Siamo uomini o caporali?

Questa espressione, titolo di uno dei film più belli di Totò, è forse l’emblema più eclatante della condizione esistenziale di buona parte dell’umanità in ogni epoca. “Il genere umano – sottolinea Totò – si divide in due categorie: gli uomini e i caporali”. La prima categoria è quella più numerosa, fatta di gente che, quotidianamente, è costretta a sottostare ai soprusi di un altro gruppo di esseri viventi, certo minoritario, ma infido e pericoloso, i caporali, appunto.  Questi ultimi si avvinghiamo sul dorso dei pover malcapitati, soggiogandoli, umiliandoli e esercitando su di essi i soprusi peggiori.

Se ci riflettiamo, ognuno ha il proprio caporale, che può assumere le sembianze di un capo, di un direttore, di un superiore, di un collega più anziano, di un responsabile, di un barone universitario, insomma di chiunque sia nelle condizioni di trovarsi a esercitare un minimo di potere o autorità. La nostra propensione a essere accomodanti, la paura di ritorsioni, le esigenze, la famiglia, etc, sono tali da esercitare un freno alla nostra naturale e spontanea voglia di rivalsa e di reazione, per cui i più subiscono per tutta la vita, mentre il loro amor proprio scema con passare degli anni e l’aumentare dei soprusi. 

I caporali, per loro natura, tendono progressivamente ad aumentare le loro vessazioni, vuoi per non mollare la presa, vuoi per avidità e sete di potere che si autoalimenta. Più la vittima si mostra remissiva, più le angherie aumentato. I caporali, per loro natura, si autoesaltano di fronte alle vittime maggiormente accomodanti. Ai caporali, Totò contrapponeva gli uomini, certamente, nella maggioranza vittime ma, in qualche caso, capaci di reagire e ribellarsi di fronte ai soprusi.

La frase prendeva spunto da una non facile fase della vita del grande attore napoletano: durante la I Guerra mondiale, totò venne assegnato all’88° Reggimento fanteria, a Livorno.

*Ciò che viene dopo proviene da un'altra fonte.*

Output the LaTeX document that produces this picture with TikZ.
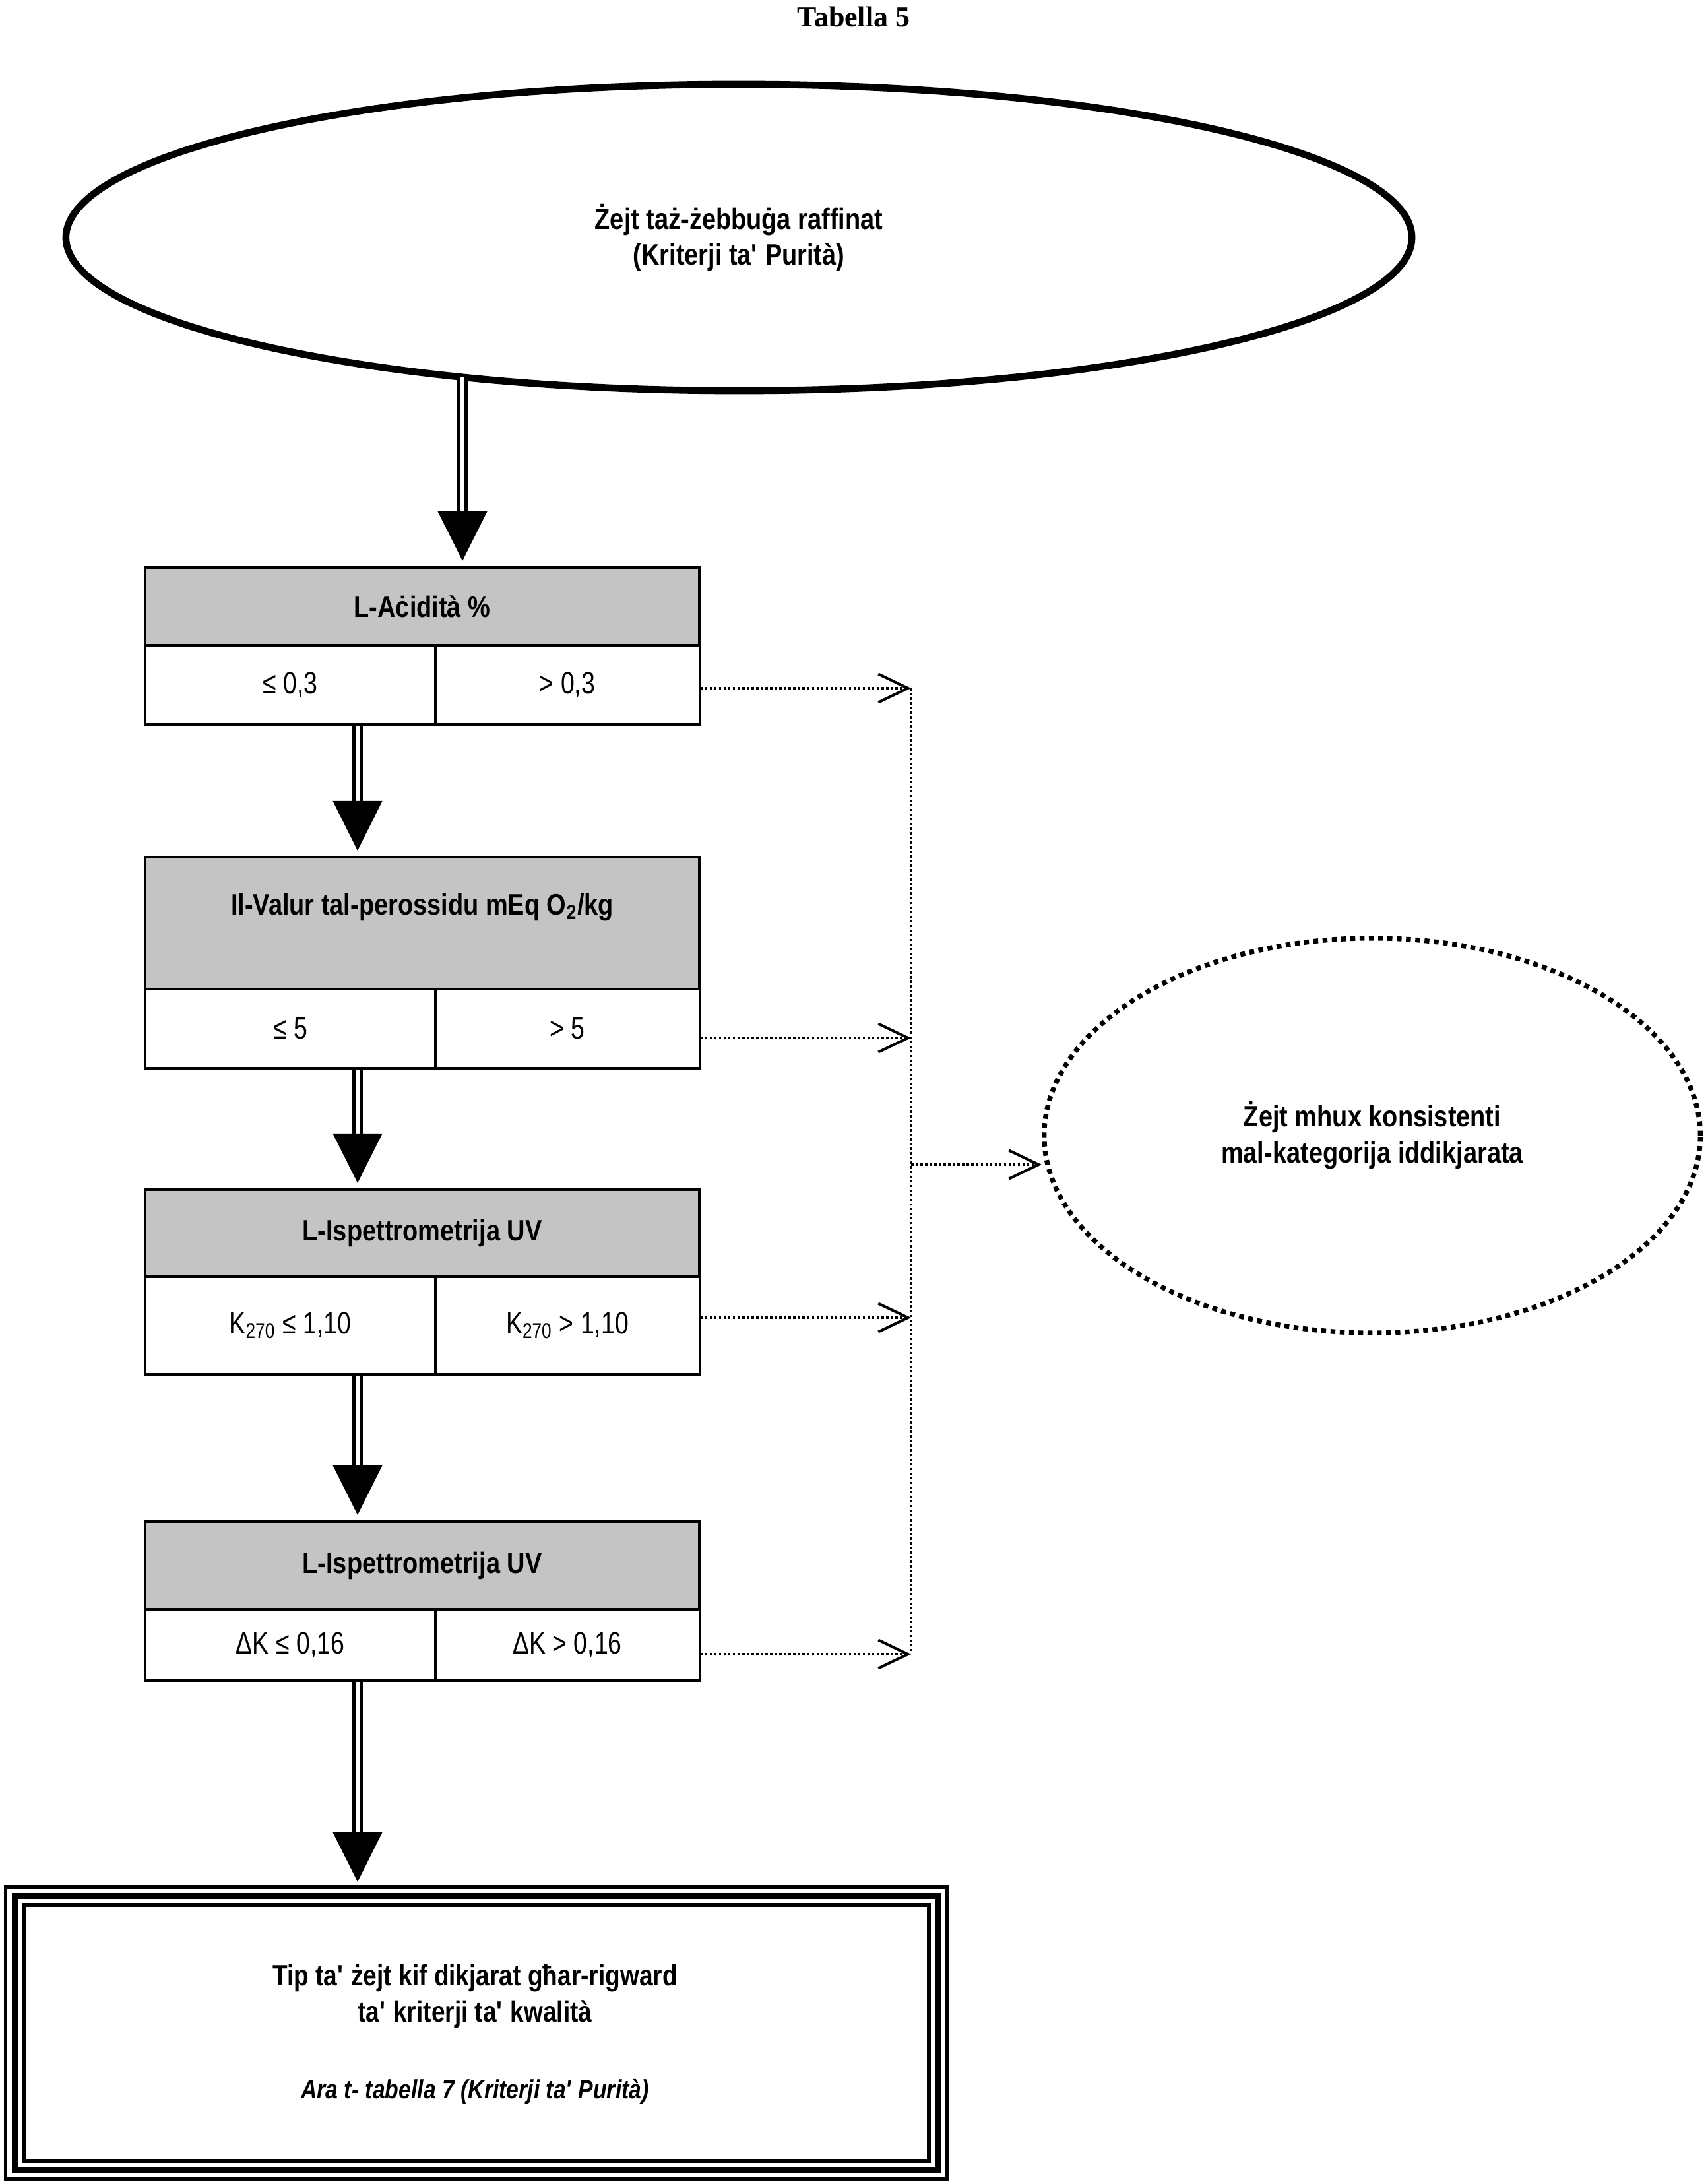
\documentclass[tikz,border=0pt]{standalone}
\usepackage{fontspec}
\setmainfont{Liberation Sans}[FakeStretch=0.85]
\newfontfamily\rowfont{Liberation Sans}[FakeStretch=0.8]
\newfontfamily\titlefont{Liberation Serif}
\usetikzlibrary{arrows.meta,shapes.geometric,calc}
\definecolor{hdrgray}{RGB}{196,196,196}
\newcommand\hdrtxt{\fontsize{12.7pt}{15.6pt}\selectfont\bfseries}
\newcommand\rowtxt{\rowfont\fontsize{13.3pt}{15.6pt}\selectfont}
\newcommand\apo{\textquotesingle}
\begin{document}
\begin{tikzpicture}[x=0.01cm,y=-0.01cm,
  hdr/.style={draw, line width=1.2pt, fill=hdrgray, minimum width=8.4cm, inner sep=0pt, font=\hdrtxt},
  cell/.style={draw, line width=0.9pt, inner sep=0pt, font=\rowtxt},
  lcell/.style={cell, minimum width=4.4cm},
  rcell/.style={cell, minimum width=4.0cm},
  txt/.style={inner sep=0pt, font=\hdrtxt, align=center},
  dbl/.style={line width=1.55pt, double=white, double distance=1.45pt},
  head/.style={line width=0.3pt, -{Triangle[length=0.75cm,width=0.75cm]}},
  dotl/.style={line width=1pt, dash pattern=on 1pt off 1pt},
  dotc/.style={dotl, -{Straight Barb[length=0.45cm,width=0.43cm,line width=1.15pt]}}
]
\fill[white] (0,0) rectangle (2589,3310);
\useasboundingbox (0,0) rectangle (2589,3310);

% title
\node[inner sep=0pt, font=\titlefont\bfseries\fontsize{12.5pt}{14pt}\selectfont] (ttl) at (1294,25) {Tabella 5};

% top ellipse
\node[ellipse, draw, line width=3pt, minimum width=20.39cm, minimum height=4.64cm, inner sep=0pt, font=\hdrtxt, align=center] (top) at (1120,360)
  {Żejt taż-żebbuġa raffinat\\(Kriterji ta\apo{} Purità)};

% box 1
\node[lcell, minimum height=1.2cm] (c1l) at (440,1038) {≤ 0,3};
\node[rcell, minimum height=1.2cm] (c1r) at (860,1038) {> 0,3};
\node[hdr, minimum height=1.18cm] (h1) at (640,919) {L-Aċidità \%};

% box 2
\node[lcell, minimum height=1.2cm] (c2l) at (440,1559) {≤ 5};
\node[rcell, minimum height=1.2cm] (c2r) at (860,1559) {> 5};
\node[hdr, minimum height=2.0cm] (h2) at (640,1399) {};
\node[txt] (h2t) at (640,1375) {Il-Valur tal-perossidu mEq O\textsubscript{2}/kg};

% box 3
\node[lcell, minimum height=1.48cm] (c3l) at (440,2009) {K\textsubscript{270} ≤ 1,10};
\node[rcell, minimum height=1.48cm] (c3r) at (860,2009) {K\textsubscript{270} > 1,10};
\node[hdr, minimum height=1.32cm] (h3) at (640,1869) {L-Ispettrometrija UV};

% box 4
\node[lcell, minimum height=1.08cm] (c4l) at (440,2493) {ΔK ≤ 0,16};
\node[rcell, minimum height=1.08cm] (c4r) at (860,2493) {ΔK > 0,16};
\node[hdr, minimum height=1.33cm] (h4) at (640,2372.5) {L-Ispettrometrija UV};

% final box
\node[draw, line width=1.6pt, outer sep=0pt, minimum width=14.26cm, minimum height=4.42cm, inner sep=0pt] (fin) at (722,3081) {};
\draw[line width=2.6pt] ([shift={(14,14)}]fin.north west) rectangle ([shift={(-14,-14)}]fin.south east);
\draw[line width=1.7pt] ([shift={(27,27)}]fin.north west) rectangle ([shift={(-27,-27)}]fin.south east);
\node[txt, font=\hdrtxt\addfontfeatures{FakeStretch=0.83}] (fint) at (720,3025) {Tip ta\apo{} żejt kif dikjarat għar-rigward\\ta\apo{} kriterji ta\apo{} kwalità};
\node[inner sep=0pt, font=\fontsize{11.3pt}{13pt}\selectfont\bfseries\itshape] (fini) at (720,3170) {Ara t- tabella 7 (Kriterji ta\apo{} Purità)};

% right ellipse
\node[ellipse, draw, line width=2.1pt, dash pattern=on 2.1pt off 1.9pt, minimum width=9.94cm, minimum height=5.98cm, inner sep=0pt, font=\hdrtxt, align=center] (re) at (2080,1721)
  {Żejt mhux konsistenti\\mal-kategorija iddikjarata};

% main double arrows
\coordinate (a1) at (701,572);
\coordinate (ax) at (542,0);
\draw[dbl] (a1) -- ($(a1 |- h1.north)+(0,-83)$);
\draw[head] ($(a1 |- h1.north)+(0,-83)$) -- ($(a1 |- h1.north)+(0,-8)$);

\draw[dbl] (ax |- c1l.south) -- ($(ax |- h2.north)+(0,-83)$);
\draw[head] ($(ax |- h2.north)+(0,-83)$) -- ($(ax |- h2.north)+(0,-8)$);

\draw[dbl] (ax |- c2l.south) -- ($(ax |- h3.north)+(0,-83)$);
\draw[head] ($(ax |- h3.north)+(0,-83)$) -- ($(ax |- h3.north)+(0,-8)$);

\draw[dbl] (ax |- c3l.south) -- ($(ax |- h4.north)+(0,-83)$);
\draw[head] ($(ax |- h4.north)+(0,-83)$) -- ($(ax |- h4.north)+(0,-8)$);

\draw[dbl] (ax |- c4l.south) -- ($(ax |- fin.north)+(0,-83)$);
\draw[head] ($(ax |- fin.north)+(0,-83)$) -- ($(ax |- fin.north)+(0,-8)$);

% dotted connectors
\coordinate (t1) at (1381,1043);
\coordinate (t2) at (1381,1573);
\coordinate (t3) at (1381,1997);
\coordinate (t4) at (1381,2507);
\coordinate (tj) at (1381,1765);
\draw[dotl] (t1) -- (t4);
\draw[dotc] (c1r.east |- t1) -- (t1);
\draw[dotc] (c2r.east |- t2) -- (t2);
\draw[dotc] (c3r.east |- t3) -- (t3);
\draw[dotc] (c4r.east |- t4) -- (t4);
\draw[dotc] (tj) -- (tj -| re.west);
\end{tikzpicture}
\end{document}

Fu lì che si imbattè in un caporale che lo prese di mira particolarmente, facendogliene di tutti i colori. Il caporale assurse, dunque, a emblema di vigliaccheria e mancanza di umanità.

L’espressione, celeberrima, divenne simbolo di una condizione esistenziale ma è anche un monito a scegliere il proprio ruolo nella vita. Contemporaneamente, è anche un avvertimento a non farsi mettere i piedi in faccia. Ciascuno di noi avrà trovato nella propria vita un caporale: sta a noi scegliere se subire o ribellarsi. La seconda opzione è certamente più difficile e comporta, spesso, conseguenze imprevedibili ma alla fine è la condizione essenziale per decretare lo stato di uomo libero e non condizionabile. Dire no al caporale significa rivendicare la propria dignità di fronte a chi tenta quotidianamente di calpestarla. Non è un caso che nel film di Totò del 1955 i personaggi negativi siano sempre interpretati dallo stesso attore, Paolo Stoppa, per rimarcare il fatto che i caporali, in fondo, sono sempre gli stessi, in ogni epoca o condizione.

L’umanità decritta da totò nel film citato fa emergere una visione del mondo tetra se si vuole ma fornisce anche una “uscita di sicurezza”, ossia la reazione al sopruso, che nonostante il prezzo richiesto fa di ciascuno di noi un Uomo.

Comunque la si pensi sulla vita, ciò che emerge è un’umanità fragile, esposta quotidianamente a vari pericoli, di fronte ai quali, la nostra vulnerabilità si carica di sofferenza. Riconoscere la dignità, pur nella nostra vulnerabilità e debolezza, è condizione essenziale per ripensare a rapporti umani autentici e  paritetici. Riconoscere le nostre comuni debolezze non deve autorizzare nessuno ad approfittarne, al contrario deve essere il presupposto per rifondare le basi della nostra comune convivenza.